Im Umkehrschluss heißt das allerdings auch, dass eine genetische Variation einer Art in einem Gebiet besser überleben kann als die ursprüngliche, was aber nicht impliziert, dass die dortigen Umweltbedingungen Ideal sind. Ameisen sind Überlebenskünstler wie man leicht an vielen, sich global ausbreitenden Arten sehen kann (natürlich gibt es Arten die sich ganz auf ein Habitat spezialisiert haben). Man findet Kolonien überall dort wo sie überleben KÖNNEN. Der jeweiligen Art ein Habitat zu bieten, dass klimatisch in etwa dem Mittel des natürlichen Ausbreitungsgebiets entspricht halte ich daher nicht für Bequemlichkeit sondern für gute Haltungsbedingungen (ich lass mich gerne eines besseren Belehren!). Nach dem, was ich im Forum gelesen habe waren extreme Haltungsbedingungen, wie zu trocken (verdurstet) oder zu feucht (Schimmelbildung), doch (neben Milbenbefall, ertrinken und 'Missgeschick') recht häufige Ursachen für frühzeitiges Ableben einer Kolonie. Natürlich ist das jetzt nicht wissenschaftlich belegbar, aber lässt mich doch vermuten, dass Kolonien in der Haltung meist durch Extrema verscheiden und nicht dadurch, dass man ihr Ursprungshabitat nicht 1:1 im Formicarium nachbildet.

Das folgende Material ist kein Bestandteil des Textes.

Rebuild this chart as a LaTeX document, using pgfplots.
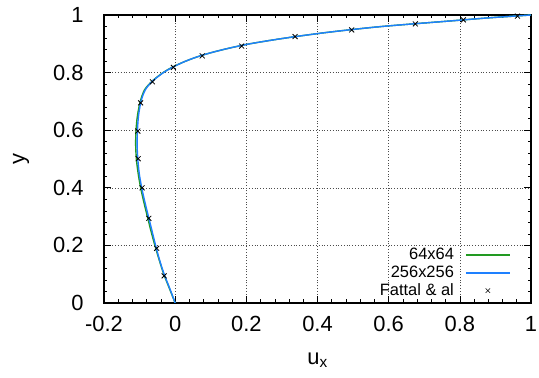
\documentclass[border=0pt]{standalone}
\usepackage{fontspec}
\setmainfont{Liberation Sans}
\usepackage{pgfplots}
\pgfplotsset{compat=1.18}
\definecolor{cgreen}{RGB}{34,154,34}
\definecolor{cblue}{RGB}{30,128,255}
\begin{document}
\begin{tikzpicture}
\begin{axis}[
  at={(0,0)}, anchor=south west,
  scale only axis, width=427bp, height=288bp,
  xmin=-0.2, xmax=1, ymin=0, ymax=1,
  xtick={-0.2,0,0.2,0.4,0.6,0.8,1},
  xticklabels={-0.2,0,0.2,0.4,0.6,0.8,1},
  ytick={0,0.2,0.4,0.6,0.8,1},
  yticklabels={0,0.2,0.4,0.6,0.8,1},
  minor x tick num=4, minor y tick num=4,
  tick align=inside,
  major tick length=7bp, minor tick length=3.5bp,
  tick style={black, line width=0.6pt},
  axis line style={line width=1.1pt},
  grid=major,
  major grid style={dash pattern=on 1pt off 1.8pt, black!70, line width=0.5pt},
  ticklabel style={font=\fontsize{22}{24}\selectfont},
  xticklabel style={yshift=-10bp},
  yticklabel style={xshift=-17bp},
  xlabel={u\textsubscript{x}}, ylabel={y},
  label style={font=\fontsize{22}{24}\selectfont},
  xlabel style={yshift=-14bp},
  ylabel style={yshift=17bp},
  legend plot pos=right,
  legend cell align=right,
  legend style={at={(1,0)}, anchor=south east, xshift=-20bp, yshift=3.5bp,
    draw=none, fill=none, font=\fontsize{16.5}{17}\selectfont,
    row sep=0.8bp, inner sep=0pt},
]
\addplot[cgreen, line width=1.4pt, smooth,
  legend image code/.code={\path[draw=none] (0bp,0bp) -- (54bp,0bp); \draw[cgreen, line width=1.8pt] (10bp,0bp) -- (54bp,0bp);}] table {
x y
0.000 0.00
-0.016 0.05
-0.032 0.10
-0.045 0.15
-0.057 0.20
-0.068 0.25
-0.078 0.30
-0.088 0.35
-0.097 0.40
-0.104 0.45
-0.109 0.50
-0.111 0.55
-0.110 0.60
-0.106 0.65
-0.098 0.70
-0.086 0.74
-0.065 0.77
-0.034 0.80
-0.006 0.82
0.030 0.84
0.075 0.86
0.135 0.88
0.210 0.90
0.310 0.92
0.430 0.94
0.580 0.96
0.780 0.98
0.880 0.99
1.000 1.00
};
\addlegendentry{64x64}
\addplot[cblue, line width=1.4pt, smooth,
  legend image code/.code={\path[draw=none] (0bp,0bp) -- (54bp,0bp); \draw[cblue, line width=1.8pt] (10bp,0bp) -- (54bp,0bp);}] table {
x y
0.000 0.00
-0.015 0.05
-0.031 0.10
-0.044 0.15
-0.055 0.20
-0.065 0.25
-0.075 0.30
-0.085 0.35
-0.094 0.40
-0.101 0.45
-0.105 0.50
-0.107 0.55
-0.106 0.60
-0.103 0.65
-0.096 0.70
-0.084 0.74
-0.064 0.77
-0.033 0.80
-0.005 0.82
0.030 0.84
0.075 0.86
0.135 0.88
0.210 0.90
0.310 0.92
0.430 0.94
0.580 0.96
0.780 0.98
0.880 0.99
1.000 1.00
};
\addlegendentry{256x256}
\addplot[only marks, mark=x, mark size=3.5pt, black, mark options={line width=0.8pt},
  legend image code/.code={\path[draw=none] (0bp,0bp) -- (54bp,0bp); \draw[black, line width=0.6pt] (29.8bp,-2.2bp) -- (34.2bp,2.2bp) (29.8bp,2.2bp) -- (34.2bp,-2.2bp);}] table {
x y
-0.031 0.094
-0.052 0.190
-0.074 0.294
-0.093 0.400
-0.104 0.501
-0.105 0.597
-0.097 0.695
-0.064 0.768
-0.005 0.818
0.076 0.858
0.187 0.892
0.337 0.925
0.496 0.948
0.675 0.969
0.810 0.983
0.962 0.996
};
\addlegendentry{Fattal \& al}
\end{axis}
\pgfresetboundingbox
\path[use as bounding box] (-104bp,-75bp) rectangle (435bp,303bp);
\end{tikzpicture}
\end{document}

Merkur hat geschrieben:Klar kann man sie immer gleich halten. Die Frage ist, ob die Tiere aus verschiedenen Klimazonen dabei auch gleich lange durchhalten.

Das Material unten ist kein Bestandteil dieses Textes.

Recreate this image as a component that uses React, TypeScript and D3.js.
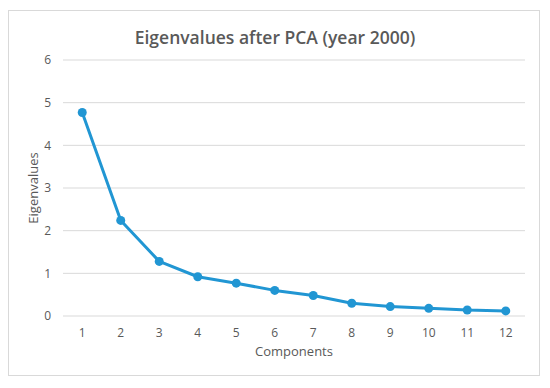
import React, { useRef, useEffect } from 'react'
import * as d3 from 'd3'

const components = ['1', '2', '3', '4', '5', '6', '7', '8', '9', '10', '11', '12']
const eigenvalues = [4.77, 2.24, 1.28, 0.92, 0.77, 0.6, 0.48, 0.3, 0.22, 0.18, 0.14, 0.12]
const yTicks = [0, 1, 2, 3, 4, 5, 6]

export default function App() {
  const svgRef = useRef<SVGSVGElement>(null)

  useEffect(() => {
    if (!svgRef.current) return
    const svg = d3.select(svgRef.current)
    svg.selectAll('*').remove()

    const width = 550
    const height = 388
    const margin = { top: 60, right: 25, bottom: 72, left: 63 }
    const font = 'Open Sans, Lato, sans-serif'
    const gray = '#595959'
    const blue = '#2196d3'

    svg.append('rect')
      .attr('width', width).attr('height', height).attr('fill', '#fff')

    // chart border
    svg.append('rect')
      .attr('x', 8.5).attr('y', 10.5)
      .attr('width', 531).attr('height', 365)
      .attr('fill', 'none').attr('stroke', '#d9d9d9')

    const x = d3.scaleBand()
      .domain(components)
      .range([margin.left, width - margin.right])

    const y = d3.scaleLinear()
      .domain([0, 6])
      .range([height - margin.bottom, margin.top])

    // gridlines
    svg.append('g')
      .selectAll('line')
      .data(yTicks)
      .enter().append('line')
      .attr('x1', margin.left).attr('x2', width - margin.right)
      .attr('y1', d => y(d)).attr('y2', d => y(d))
      .attr('stroke', '#d9d9d9').attr('stroke-width', 1)

    // y tick labels
    svg.append('g')
      .selectAll('text')
      .data(yTicks)
      .enter().append('text')
      .attr('x', 51).attr('y', d => y(d))
      .attr('dy', '0.35em')
      .attr('text-anchor', 'end')
      .attr('font-family', font).attr('font-size', 12).attr('fill', gray)
      .text(d => d)

    // x tick labels
    svg.append('g')
      .selectAll('text')
      .data(components)
      .enter().append('text')
      .attr('x', d => x(d)! + x.bandwidth() / 2)
      .attr('y', y(0) + 21)
      .attr('text-anchor', 'middle')
      .attr('font-family', font).attr('font-size', 12).attr('fill', gray)
      .text(d => d)

    // title
    svg.append('text')
      .attr('x', 275).attr('y', 44)
      .attr('text-anchor', 'middle')
      .attr('font-family', font).attr('font-size', 17.5).attr('font-weight', 600)
      .attr('fill', gray)
      .text('Eigenvalues after PCA (year 2000)')

    // axis titles
    svg.append('text')
      .attr('x', 294).attr('y', 356)
      .attr('text-anchor', 'middle')
      .attr('font-family', font).attr('font-size', 13).attr('fill', gray)
      .text('Components')

    svg.append('text')
      .attr('transform', `translate(38,${y(3)}) rotate(-90)`)
      .attr('text-anchor', 'middle')
      .attr('font-family', font).attr('font-size', 13).attr('fill', gray)
      .text('Eigenvalues')

    const data = components.map((c, i) => ({ c, v: eigenvalues[i] }))
    const line = d3.line<{ c: string; v: number }>()
      .x(d => x(d.c)! + x.bandwidth() / 2)
      .y(d => y(d.v))

    svg.append('path')
      .datum(data)
      .attr('d', line)
      .attr('fill', 'none')
      .attr('stroke', blue)
      .attr('stroke-width', 3)
      .attr('stroke-linejoin', 'round')

    svg.append('g')
      .selectAll('circle')
      .data(data)
      .enter().append('circle')
      .attr('cx', d => x(d.c)! + x.bandwidth() / 2)
      .attr('cy', d => y(d.v))
      .attr('r', 4.5)
      .attr('fill', blue)
  }, [])

  return (
    <svg ref={svgRef} width={550} height={388}
      style={{ position: 'absolute', left: 0, top: 0 }} />
  )
}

Wie schon oben angedeutet gehe ich mal davon aus, dass man eine Ameisenart nicht unter den Bedingungen hält, wie sie an den Grenzen des Ausbreitungsgebietes herrschen, sondern sich am Klima orientiert, dass sie hauptsächlich besiedeln. Wenn sich herausstellt, dass Kolonien aus Ort Xy nicht mehr unter diesen Bedingungen leben können, wären die genetischen Anpassungen mMn schon so stark fortgeschritten, dass man kaum noch von der gleichen Art sprechen kann.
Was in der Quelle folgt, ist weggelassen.